Anche le grandi firme frugano tra le intercettazioni e ci vedono "la faccia della Nazione". Pesta la notizia...
di Eliana Giusto domenica 14 ottobre 2012

1' di lettura

di Filippo Facci Ci risiamo, anche le grandi firme frugano nelle intercettazioni e cioè nella merda - perché questo passa il convento - e però siccome se ne vergognano si travestono da sensori di un’epoca, da indici dello spaccato di un Paese, tutta una tara pretenziosa che serve a giustificare un sostanziale guardonismo che cela il vero nome delle cose: che è merda, come i cronisti giudiziari l’hanno sempre venduta e spacciata, sono estrapolazioni, cartacce giudiziarie, scampoli parziali di realtà parziali, frammenti di realtà spesso private e spesso banali che noi trasformiamo in archetipiche e sociologiche perché ci si vergognamo di com’è ridotto un mestiere.
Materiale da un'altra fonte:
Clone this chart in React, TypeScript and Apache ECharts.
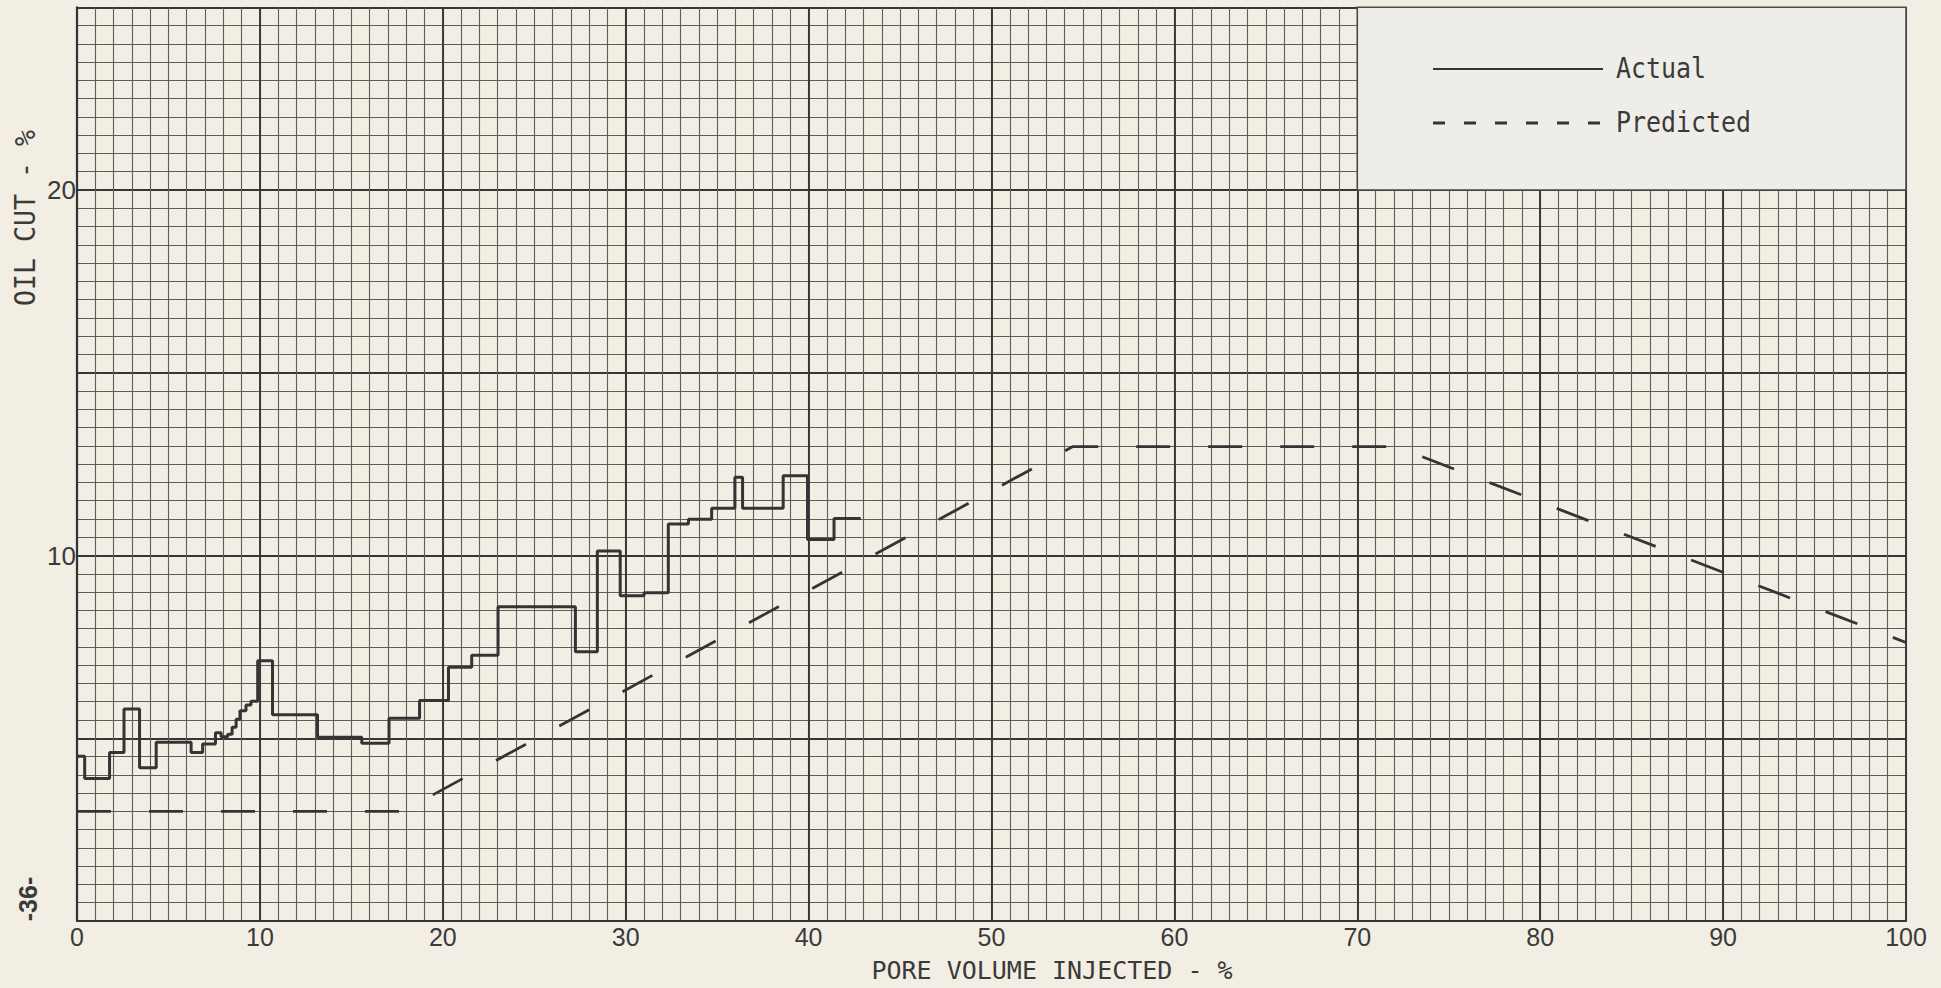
import React, { useEffect, useRef } from "react";
import * as echarts from "echarts";

// Actual oil cut: step levels (x where level begins, level in %)
const actualX = [
  0, 0.42, 1.78, 2.57, 3.42, 4.33, 6.24, 6.87, 7.57, 7.88, 8.24, 8.48, 8.7, 8.91, 9.24, 9.51, 9.88,
  10.69, 13.15, 15.57, 17.06, 18.73, 20.31, 21.58, 23.02, 27.25, 28.45, 29.7, 31.0, 32.33, 33.43,
  34.7, 35.97, 36.39, 38.61, 39.94, 41.39, 42.85,
];
const actualY = [
  4.51, 3.9, 4.61, 5.8, 4.19, 4.89, 4.61, 4.84, 5.15, 5.04, 5.11, 5.3, 5.52, 5.75, 5.91, 6.01, 7.12,
  5.64, 5.03, 4.86, 5.55, 6.03, 6.94, 7.27, 8.6, 7.37, 10.12, 8.9, 8.98, 10.86, 10.99,
  11.29, 12.14, 11.29, 12.18, 10.44, 11.01, 11.01,
];

// Predicted oil cut
const predictedX = [0, 17.8, 54.45, 72.1, 100];
const predictedY = [3.0, 3.0, 12.98, 12.98, 7.62];

// Axis labels
const xLabelStep = 10;
const yLabelValues = [10, 20];
const xTitle = "PORE VOLUME INJECTED - %";
const yTitle = "OIL CUT - %";
const pageNumber = "-36-";
const legendNames = ["Actual", "Predicted"];

const MONO = "'DejaVu Sans Mono', 'Liberation Mono', monospace";
const SANS = "'Liberation Sans', Arial, sans-serif";
const INK = "#343434";
const MINOR = { color: "#5e5e5e", width: 1.1 };
const MAJOR = { color: "#363636", width: 1.9 };

export default function App() {
  const ref = useRef<HTMLDivElement>(null);

  useEffect(() => {
    const chart = echarts.init(ref.current!, null, { renderer: "svg" });
    chart.setOption({
      animation: false,
      backgroundColor: "#f2eee4",
      grid: { left: 77, right: 35, top: 7.25, bottom: 67, containLabel: false },
      xAxis: [
        {
          type: "value",
          min: 0,
          max: 100,
          interval: 1,
          axisLine: { show: true, onZero: false, lineStyle: { color: "#333", width: 2.2 } },
          axisTick: { show: false },
          axisLabel: {
            fontSize: 25,
            fontFamily: SANS,
            color: "#3a3a3a",
            margin: 3,
            formatter: (v: number) => (v % xLabelStep === 0 ? String(v) : ""),
          },
          splitLine: { show: true, lineStyle: MINOR },
        },
        {
          type: "value",
          min: 0,
          max: 100,
          interval: 10,
          position: "bottom",
          axisLine: { show: false },
          axisTick: { show: false },
          axisLabel: { show: false },
          splitLine: { show: true, lineStyle: MAJOR },
        },
      ],
      yAxis: [
        {
          type: "value",
          min: 0,
          max: 25,
          interval: 0.5,
          axisLine: { show: true, onZero: false, lineStyle: { color: "#333", width: 2.2 } },
          axisTick: { show: false },
          axisLabel: {
            fontSize: 26,
            fontFamily: SANS,
            color: "#3a3a3a",
            margin: 1,
            formatter: (v: number) => (yLabelValues.includes(v) ? String(v) : ""),
          },
          splitLine: { show: true, lineStyle: MINOR },
        },
        {
          type: "value",
          min: 0,
          max: 25,
          interval: 5,
          position: "left",
          axisLine: { show: false },
          axisTick: { show: false },
          axisLabel: { show: false },
          splitLine: { show: true, lineStyle: MAJOR },
        },
      ],
      series: [
        {
          name: legendNames[0],
          type: "line",
          step: "end",
          symbol: "none",
          xAxisIndex: 0,
          yAxisIndex: 0,
          data: actualX.map((x, i) => [x, actualY[i]]),
          lineStyle: { color: INK, width: 3 },
          z: 4,
        },
        {
          name: legendNames[1],
          type: "line",
          symbol: "none",
          xAxisIndex: 0,
          yAxisIndex: 0,
          data: predictedX.map((x, i) => [x, predictedY[i]]),
          lineStyle: { color: INK, width: 2.8, type: [34, 38] },
          z: 3,
          markArea: {
            silent: true,
            itemStyle: { color: "#efede7", borderColor: "#4a4a4a", borderWidth: 1.6 },
            data: [[{ coord: [70, 20] }, { coord: [100, 25] }]],
          },
        },
      ],
      graphic: [
        {
          type: "line",
          shape: { x1: 1433, y1: 69, x2: 1603, y2: 69 },
          style: { stroke: INK, lineWidth: 2 },
          z: 10,
        },
        {
          type: "line",
          shape: { x1: 1433, y1: 123, x2: 1603, y2: 123 },
          style: { stroke: INK, lineWidth: 3, lineDash: [12, 19] },
          z: 10,
        },
        {
          type: "text",
          x: 1616,
          y: 68,
          scaleX: 0.89,
          z: 10,
          style: {
            text: legendNames[0],
            font: `28px ${MONO}`,
            fill: "#3a3a3a",
            verticalAlign: "middle",
            align: "left",
          },
        },
        {
          type: "text",
          x: 1616,
          y: 122,
          scaleX: 0.89,
          z: 10,
          style: {
            text: legendNames[1],
            font: `28px ${MONO}`,
            fill: "#3a3a3a",
            verticalAlign: "middle",
            align: "left",
          },
        },
        {
          type: "text",
          x: 1052,
          y: 970,
          style: {
            text: xTitle,
            font: `25px ${MONO}`,
            fill: "#3a3a3a",
            verticalAlign: "middle",
            align: "center",
          },
        },
        {
          type: "text",
          x: 25,
          y: 218,
          rotation: Math.PI / 2,
          scaleX: 0.95,
          style: {
            text: yTitle,
            font: `28px ${MONO}`,
            fill: "#3a3a3a",
            verticalAlign: "middle",
            align: "center",
          },
        },
        {
          type: "text",
          x: 28,
          y: 899,
          rotation: Math.PI / 2,
          style: {
            text: pageNumber,
            font: `bold 25px ${SANS}`,
            fill: "#3a3a3a",
            verticalAlign: "middle",
            align: "center",
          },
        },
      ],
    });
    return () => chart.dispose();
  }, []);

  return (
    <div
      ref={ref}
      style={{ position: "fixed", left: 0, top: 0, width: 1941, height: 988 }}
    />
  );
}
Così per esempio un Francesco Merlo di Repubblica (dal nostro inviato speciale nei brogliacci di cancelleria) nelle telefonate di Giampaolo Tarantini non ci vede essenzialmente Tarantini, non ci vede qualche nicchia miseranda del potere e di un pezzetto di Paese: ci vede il Paese, «la faccia di una nazione», «un codice di vita che è la dannazione dell’Italia», e giù metafore, citazioni letterarie, agganci alla commedia all’italiana, Tarantini che è «vicino al prototipo italiano di Dino Risi» ed è campione ovviamente di berlusconismo: e non si dica che ciò è ricavato dalla merda, perché «il testo di quella lunga telefonata meriterebbe lo Strega e il Campiello unificati». In effetti l’odore è lo stesso.